There are false allegations all the time. This is why we have courts of justice. The 5th Amendment is ensconced as a universal human right. If anyone is accused of a crime they have the right to defend themselves, and we as the public, always have the right to question testimony, especially 70 years on that CONTRADICTS the evidence at the time.
This is what is frightening about CWU and this article. It paints this as a “settled issue” when neither Korean Scholars, Japanese Scholars, nor many others who actually take the time to look at it have said as much. The Korean scholars with the most time researching it to include your testimony providing subjects, are the ones who say the women were not kidnapped, and most were not coerced.
Finally, this again overlooks so much evidence. It is more like “blood libel” or “alien abduction” than anything worthy of victim study for womens issues. Its curious why no one cites the current women actually being kidnapped in Africa by Boko Haram, why is there no cry against Islamic oppression against women in Suadi Arabia, or the continued suppression of women and a form of actual sex slavery in Chinese prison systems?

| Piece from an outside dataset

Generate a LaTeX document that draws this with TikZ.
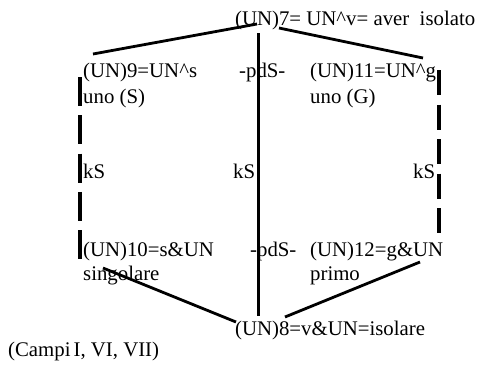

No. The shame is clearly to you for perpetuating a blatantly obvious lie. In a way the title of the movie does describe this. Anyone attempting to say the Scottborough African Americans are innocent until proven guilty would have had “Shame on you” thrown at them for ignoring the “white victims”. Why do we continually perpetuate race guilt despite all the clear espousing of “innocent until PROVEN guilty”?